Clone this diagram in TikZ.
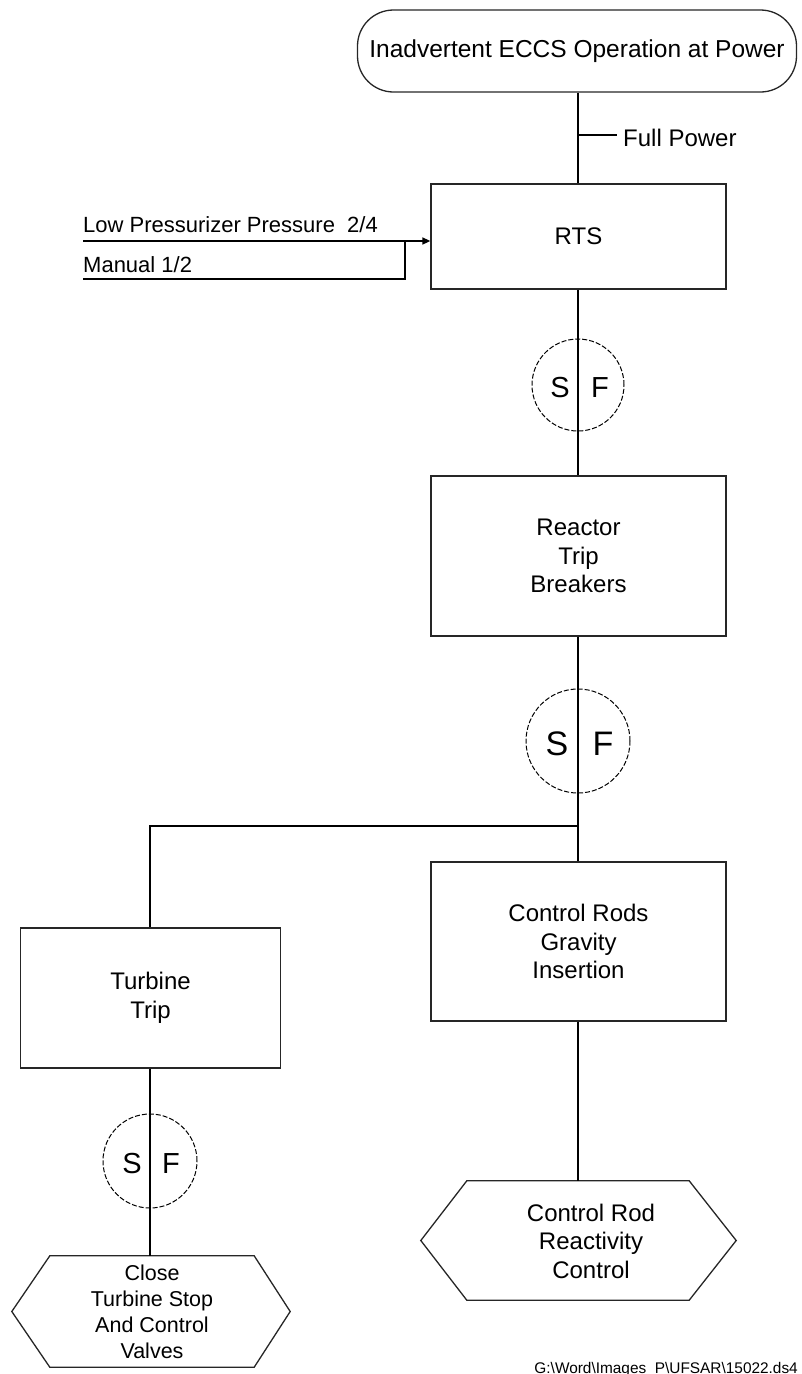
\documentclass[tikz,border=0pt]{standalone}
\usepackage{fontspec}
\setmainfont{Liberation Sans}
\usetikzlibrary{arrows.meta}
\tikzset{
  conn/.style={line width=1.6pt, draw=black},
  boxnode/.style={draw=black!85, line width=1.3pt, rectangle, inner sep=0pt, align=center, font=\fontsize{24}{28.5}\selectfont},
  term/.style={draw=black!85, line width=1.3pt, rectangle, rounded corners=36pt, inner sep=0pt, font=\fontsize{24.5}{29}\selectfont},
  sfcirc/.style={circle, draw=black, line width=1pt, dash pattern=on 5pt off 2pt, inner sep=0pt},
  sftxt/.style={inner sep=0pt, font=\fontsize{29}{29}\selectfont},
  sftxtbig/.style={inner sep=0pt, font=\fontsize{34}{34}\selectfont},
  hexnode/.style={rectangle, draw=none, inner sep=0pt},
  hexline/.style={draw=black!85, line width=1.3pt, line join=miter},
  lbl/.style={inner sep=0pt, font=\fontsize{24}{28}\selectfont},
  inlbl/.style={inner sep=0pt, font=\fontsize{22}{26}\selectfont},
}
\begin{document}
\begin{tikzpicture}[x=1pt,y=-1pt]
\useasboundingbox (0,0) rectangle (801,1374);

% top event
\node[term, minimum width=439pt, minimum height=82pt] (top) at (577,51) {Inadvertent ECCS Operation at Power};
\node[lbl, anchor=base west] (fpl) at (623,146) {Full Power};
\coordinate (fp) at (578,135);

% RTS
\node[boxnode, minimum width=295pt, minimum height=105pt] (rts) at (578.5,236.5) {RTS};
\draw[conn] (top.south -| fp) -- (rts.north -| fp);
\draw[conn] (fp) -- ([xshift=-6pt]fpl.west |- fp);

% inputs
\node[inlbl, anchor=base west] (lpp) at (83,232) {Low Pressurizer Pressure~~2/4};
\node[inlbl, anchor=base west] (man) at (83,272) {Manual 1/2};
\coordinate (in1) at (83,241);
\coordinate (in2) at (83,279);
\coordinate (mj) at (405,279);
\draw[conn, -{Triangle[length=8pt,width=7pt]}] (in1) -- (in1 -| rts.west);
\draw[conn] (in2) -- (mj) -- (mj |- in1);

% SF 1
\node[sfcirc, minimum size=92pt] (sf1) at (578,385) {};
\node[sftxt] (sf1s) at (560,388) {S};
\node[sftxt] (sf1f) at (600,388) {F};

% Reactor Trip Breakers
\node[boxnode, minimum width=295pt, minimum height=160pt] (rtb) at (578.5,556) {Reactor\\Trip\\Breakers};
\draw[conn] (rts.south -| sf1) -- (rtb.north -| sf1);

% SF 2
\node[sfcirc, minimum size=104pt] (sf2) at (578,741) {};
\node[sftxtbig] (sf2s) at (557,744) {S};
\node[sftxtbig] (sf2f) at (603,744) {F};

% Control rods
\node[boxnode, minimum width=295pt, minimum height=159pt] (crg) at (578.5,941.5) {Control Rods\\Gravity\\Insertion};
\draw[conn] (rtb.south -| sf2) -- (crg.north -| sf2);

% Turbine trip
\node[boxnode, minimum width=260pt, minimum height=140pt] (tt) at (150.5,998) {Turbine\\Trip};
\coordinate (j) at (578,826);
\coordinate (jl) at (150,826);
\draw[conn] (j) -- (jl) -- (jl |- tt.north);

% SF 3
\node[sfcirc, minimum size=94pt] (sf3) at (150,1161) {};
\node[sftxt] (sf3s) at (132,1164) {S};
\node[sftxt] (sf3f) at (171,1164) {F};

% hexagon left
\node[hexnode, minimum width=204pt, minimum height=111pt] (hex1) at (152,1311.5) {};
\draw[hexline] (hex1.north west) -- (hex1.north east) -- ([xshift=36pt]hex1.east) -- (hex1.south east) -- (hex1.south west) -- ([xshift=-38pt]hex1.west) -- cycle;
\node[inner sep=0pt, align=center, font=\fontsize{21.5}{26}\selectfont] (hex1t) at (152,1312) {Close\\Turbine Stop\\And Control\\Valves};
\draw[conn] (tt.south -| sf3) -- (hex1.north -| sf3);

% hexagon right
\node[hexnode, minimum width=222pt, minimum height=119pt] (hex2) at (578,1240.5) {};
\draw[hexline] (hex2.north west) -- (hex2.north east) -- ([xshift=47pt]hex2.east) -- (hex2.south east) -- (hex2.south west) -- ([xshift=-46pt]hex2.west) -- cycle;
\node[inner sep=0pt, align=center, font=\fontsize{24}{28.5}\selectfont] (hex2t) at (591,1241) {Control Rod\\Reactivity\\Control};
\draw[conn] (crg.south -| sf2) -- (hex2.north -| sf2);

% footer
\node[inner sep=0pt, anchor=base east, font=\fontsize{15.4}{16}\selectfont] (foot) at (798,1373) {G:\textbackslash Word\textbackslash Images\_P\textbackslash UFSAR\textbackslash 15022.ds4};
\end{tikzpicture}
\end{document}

○ ○ ○ ○

**Directive**
In the copy, include no pictures; restate the listing above exactly.

**Response to the task**
Clone this diagram in TikZ.
\documentclass[tikz,border=0pt]{standalone}
\usepackage{fontspec}
\setmainfont{Liberation Sans}
\usetikzlibrary{arrows.meta}
\tikzset{
  conn/.style={line width=1.6pt, draw=black},
  boxnode/.style={draw=black!85, line width=1.3pt, rectangle, inner sep=0pt, align=center, font=\fontsize{24}{28.5}\selectfont},
  term/.style={draw=black!85, line width=1.3pt, rectangle, rounded corners=36pt, inner sep=0pt, font=\fontsize{24.5}{29}\selectfont},
  sfcirc/.style={circle, draw=black, line width=1pt, dash pattern=on 5pt off 2pt, inner sep=0pt},
  sftxt/.style={inner sep=0pt, font=\fontsize{29}{29}\selectfont},
  sftxtbig/.style={inner sep=0pt, font=\fontsize{34}{34}\selectfont},
  hexnode/.style={rectangle, draw=none, inner sep=0pt},
  hexline/.style={draw=black!85, line width=1.3pt, line join=miter},
  lbl/.style={inner sep=0pt, font=\fontsize{24}{28}\selectfont},
  inlbl/.style={inner sep=0pt, font=\fontsize{22}{26}\selectfont},
}
\begin{document}
\begin{tikzpicture}[x=1pt,y=-1pt]
\useasboundingbox (0,0) rectangle (801,1374);

% top event
\node[term, minimum width=439pt, minimum height=82pt] (top) at (577,51) {Inadvertent ECCS Operation at Power};
\node[lbl, anchor=base west] (fpl) at (623,146) {Full Power};
\coordinate (fp) at (578,135);

% RTS
\node[boxnode, minimum width=295pt, minimum height=105pt] (rts) at (578.5,236.5) {RTS};
\draw[conn] (top.south -| fp) -- (rts.north -| fp);
\draw[conn] (fp) -- ([xshift=-6pt]fpl.west |- fp);

% inputs
\node[inlbl, anchor=base west] (lpp) at (83,232) {Low Pressurizer Pressure~~2/4};
\node[inlbl, anchor=base west] (man) at (83,272) {Manual 1/2};
\coordinate (in1) at (83,241);
\coordinate (in2) at (83,279);
\coordinate (mj) at (405,279);
\draw[conn, -{Triangle[length=8pt,width=7pt]}] (in1) -- (in1 -| rts.west);
\draw[conn] (in2) -- (mj) -- (mj |- in1);

% SF 1
\node[sfcirc, minimum size=92pt] (sf1) at (578,385) {};
\node[sftxt] (sf1s) at (560,388) {S};
\node[sftxt] (sf1f) at (600,388) {F};

% Reactor Trip Breakers
\node[boxnode, minimum width=295pt, minimum height=160pt] (rtb) at (578.5,556) {Reactor\\Trip\\Breakers};
\draw[conn] (rts.south -| sf1) -- (rtb.north -| sf1);

% SF 2
\node[sfcirc, minimum size=104pt] (sf2) at (578,741) {};
\node[sftxtbig] (sf2s) at (557,744) {S};
\node[sftxtbig] (sf2f) at (603,744) {F};

% Control rods
\node[boxnode, minimum width=295pt, minimum height=159pt] (crg) at (578.5,941.5) {Control Rods\\Gravity\\Insertion};
\draw[conn] (rtb.south -| sf2) -- (crg.north -| sf2);

% Turbine trip
\node[boxnode, minimum width=260pt, minimum height=140pt] (tt) at (150.5,998) {Turbine\\Trip};
\coordinate (j) at (578,826);
\coordinate (jl) at (150,826);
\draw[conn] (j) -- (jl) -- (jl |- tt.north);

% SF 3
\node[sfcirc, minimum size=94pt] (sf3) at (150,1161) {};
\node[sftxt] (sf3s) at (132,1164) {S};
\node[sftxt] (sf3f) at (171,1164) {F};

% hexagon left
\node[hexnode, minimum width=204pt, minimum height=111pt] (hex1) at (152,1311.5) {};
\draw[hexline] (hex1.north west) -- (hex1.north east) -- ([xshift=36pt]hex1.east) -- (hex1.south east) -- (hex1.south west) -- ([xshift=-38pt]hex1.west) -- cycle;
\node[inner sep=0pt, align=center, font=\fontsize{21.5}{26}\selectfont] (hex1t) at (152,1312) {Close\\Turbine Stop\\And Control\\Valves};
\draw[conn] (tt.south -| sf3) -- (hex1.north -| sf3);

% hexagon right
\node[hexnode, minimum width=222pt, minimum height=119pt] (hex2) at (578,1240.5) {};
\draw[hexline] (hex2.north west) -- (hex2.north east) -- ([xshift=47pt]hex2.east) -- (hex2.south east) -- (hex2.south west) -- ([xshift=-46pt]hex2.west) -- cycle;
\node[inner sep=0pt, align=center, font=\fontsize{24}{28.5}\selectfont] (hex2t) at (591,1241) {Control Rod\\Reactivity\\Control};
\draw[conn] (crg.south -| sf2) -- (hex2.north -| sf2);

% footer
\node[inner sep=0pt, anchor=base east, font=\fontsize{15.4}{16}\selectfont] (foot) at (798,1373) {G:\textbackslash Word\textbackslash Images\_P\textbackslash UFSAR\textbackslash 15022.ds4};
\end{tikzpicture}
\end{document}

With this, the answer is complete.